**What you should do:** Begin the copy with the line that contains "Clone this chart" and end it with the line that contains "const SPACING = 1.5". Print these lines exactly and omit all pictures.

Stored dataset items

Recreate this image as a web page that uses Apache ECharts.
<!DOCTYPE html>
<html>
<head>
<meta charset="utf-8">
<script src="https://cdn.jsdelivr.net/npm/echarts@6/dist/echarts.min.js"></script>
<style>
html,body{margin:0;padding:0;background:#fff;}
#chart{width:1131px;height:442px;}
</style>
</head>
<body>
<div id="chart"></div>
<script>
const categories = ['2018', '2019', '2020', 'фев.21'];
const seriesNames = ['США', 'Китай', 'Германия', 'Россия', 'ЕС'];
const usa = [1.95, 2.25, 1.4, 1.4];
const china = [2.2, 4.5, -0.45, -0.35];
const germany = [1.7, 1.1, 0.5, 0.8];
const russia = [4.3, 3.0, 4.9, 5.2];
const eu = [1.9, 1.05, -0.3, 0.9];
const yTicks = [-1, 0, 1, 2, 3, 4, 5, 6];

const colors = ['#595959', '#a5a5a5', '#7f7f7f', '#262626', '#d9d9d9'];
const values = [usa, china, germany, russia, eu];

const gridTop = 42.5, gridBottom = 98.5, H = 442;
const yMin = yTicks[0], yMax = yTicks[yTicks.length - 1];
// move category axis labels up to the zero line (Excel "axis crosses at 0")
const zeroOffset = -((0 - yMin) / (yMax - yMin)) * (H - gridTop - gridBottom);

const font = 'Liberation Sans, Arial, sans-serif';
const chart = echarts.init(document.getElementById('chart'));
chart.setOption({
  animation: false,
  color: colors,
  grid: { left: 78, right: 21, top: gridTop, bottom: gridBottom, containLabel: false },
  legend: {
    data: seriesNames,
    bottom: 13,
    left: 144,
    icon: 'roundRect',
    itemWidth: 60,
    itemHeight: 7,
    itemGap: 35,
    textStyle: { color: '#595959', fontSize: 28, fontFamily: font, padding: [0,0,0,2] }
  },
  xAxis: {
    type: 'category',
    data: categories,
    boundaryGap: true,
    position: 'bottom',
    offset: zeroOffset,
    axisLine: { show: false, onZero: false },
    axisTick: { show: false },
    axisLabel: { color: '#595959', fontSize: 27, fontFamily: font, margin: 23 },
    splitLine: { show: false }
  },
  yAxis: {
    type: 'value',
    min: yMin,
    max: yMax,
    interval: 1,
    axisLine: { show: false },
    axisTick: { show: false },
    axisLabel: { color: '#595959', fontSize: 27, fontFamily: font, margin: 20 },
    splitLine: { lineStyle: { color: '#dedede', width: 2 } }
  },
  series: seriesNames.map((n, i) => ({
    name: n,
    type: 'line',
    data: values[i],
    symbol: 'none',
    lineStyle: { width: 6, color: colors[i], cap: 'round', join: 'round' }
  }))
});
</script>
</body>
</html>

---

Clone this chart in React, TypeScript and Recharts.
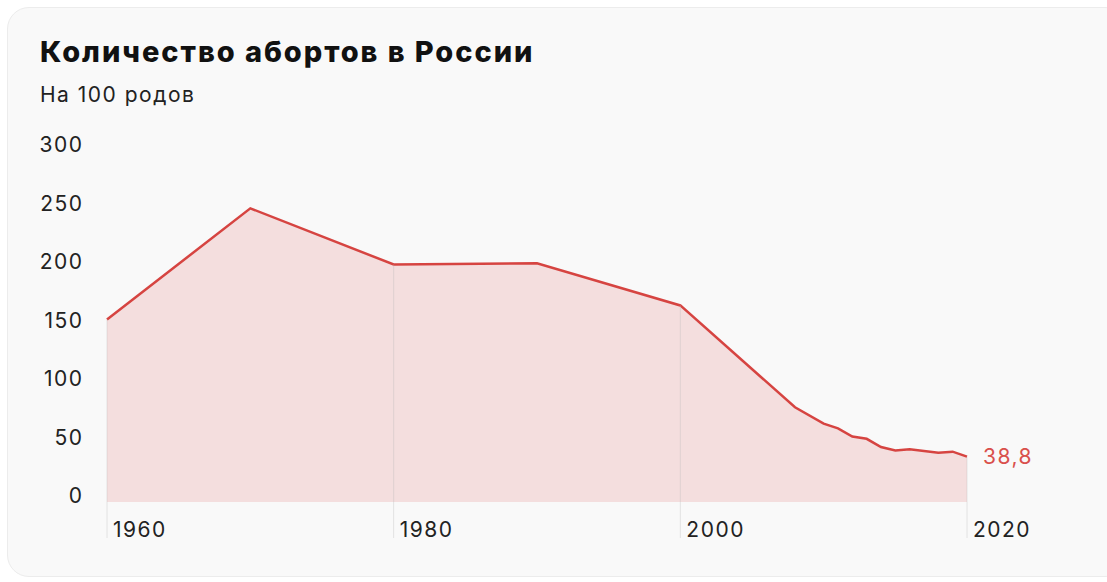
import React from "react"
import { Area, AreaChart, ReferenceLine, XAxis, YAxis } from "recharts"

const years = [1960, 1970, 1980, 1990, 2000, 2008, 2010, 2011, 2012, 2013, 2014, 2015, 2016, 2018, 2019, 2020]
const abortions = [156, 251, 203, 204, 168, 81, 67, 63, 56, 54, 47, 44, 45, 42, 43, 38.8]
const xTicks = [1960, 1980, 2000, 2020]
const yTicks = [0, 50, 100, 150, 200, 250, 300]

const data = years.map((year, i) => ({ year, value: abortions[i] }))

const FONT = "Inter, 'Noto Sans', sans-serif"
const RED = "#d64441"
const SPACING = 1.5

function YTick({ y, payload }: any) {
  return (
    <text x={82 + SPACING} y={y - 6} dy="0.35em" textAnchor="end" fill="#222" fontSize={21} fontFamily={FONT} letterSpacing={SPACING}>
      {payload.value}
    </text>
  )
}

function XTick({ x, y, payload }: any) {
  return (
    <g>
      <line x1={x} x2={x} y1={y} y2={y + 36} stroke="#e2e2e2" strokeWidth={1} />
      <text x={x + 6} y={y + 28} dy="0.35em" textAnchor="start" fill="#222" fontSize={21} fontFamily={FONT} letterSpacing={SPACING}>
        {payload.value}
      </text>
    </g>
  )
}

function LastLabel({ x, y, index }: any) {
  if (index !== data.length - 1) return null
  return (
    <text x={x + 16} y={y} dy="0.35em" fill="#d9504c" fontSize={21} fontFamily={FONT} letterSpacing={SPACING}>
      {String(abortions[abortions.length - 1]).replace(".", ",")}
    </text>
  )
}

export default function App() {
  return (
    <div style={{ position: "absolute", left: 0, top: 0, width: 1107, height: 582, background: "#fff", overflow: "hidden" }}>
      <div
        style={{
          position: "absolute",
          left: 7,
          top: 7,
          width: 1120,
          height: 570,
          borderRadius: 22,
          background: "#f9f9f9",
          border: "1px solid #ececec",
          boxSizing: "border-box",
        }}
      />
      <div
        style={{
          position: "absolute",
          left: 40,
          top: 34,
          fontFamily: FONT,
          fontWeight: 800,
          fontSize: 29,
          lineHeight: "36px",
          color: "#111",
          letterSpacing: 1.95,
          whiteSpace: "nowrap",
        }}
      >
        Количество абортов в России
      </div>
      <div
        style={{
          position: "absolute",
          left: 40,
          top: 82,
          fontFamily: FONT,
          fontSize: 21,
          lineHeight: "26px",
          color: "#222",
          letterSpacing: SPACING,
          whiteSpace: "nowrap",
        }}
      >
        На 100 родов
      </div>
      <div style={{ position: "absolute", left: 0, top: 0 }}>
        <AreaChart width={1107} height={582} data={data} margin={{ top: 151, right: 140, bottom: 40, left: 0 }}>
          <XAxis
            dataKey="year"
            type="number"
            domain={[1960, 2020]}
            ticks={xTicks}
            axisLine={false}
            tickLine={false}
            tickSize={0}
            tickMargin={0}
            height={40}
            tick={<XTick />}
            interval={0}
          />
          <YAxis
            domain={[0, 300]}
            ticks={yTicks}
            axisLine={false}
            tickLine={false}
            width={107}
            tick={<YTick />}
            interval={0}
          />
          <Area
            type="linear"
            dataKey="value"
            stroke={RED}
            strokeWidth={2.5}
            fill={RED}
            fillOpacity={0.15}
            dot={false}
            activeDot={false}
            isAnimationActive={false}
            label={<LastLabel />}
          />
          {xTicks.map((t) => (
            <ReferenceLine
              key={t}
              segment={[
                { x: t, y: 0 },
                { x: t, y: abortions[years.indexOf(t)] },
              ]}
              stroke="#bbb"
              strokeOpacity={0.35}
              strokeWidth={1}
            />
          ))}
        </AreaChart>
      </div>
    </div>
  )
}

**Answer to the exercise:**
Clone this chart in React, TypeScript and Recharts.
import React from "react"
import { Area, AreaChart, ReferenceLine, XAxis, YAxis } from "recharts"

const years = [1960, 1970, 1980, 1990, 2000, 2008, 2010, 2011, 2012, 2013, 2014, 2015, 2016, 2018, 2019, 2020]
const abortions = [156, 251, 203, 204, 168, 81, 67, 63, 56, 54, 47, 44, 45, 42, 43, 38.8]
const xTicks = [1960, 1980, 2000, 2020]
const yTicks = [0, 50, 100, 150, 200, 250, 300]

const data = years.map((year, i) => ({ year, value: abortions[i] }))

const FONT = "Inter, 'Noto Sans', sans-serif"
const RED = "#d64441"
const SPACING = 1.5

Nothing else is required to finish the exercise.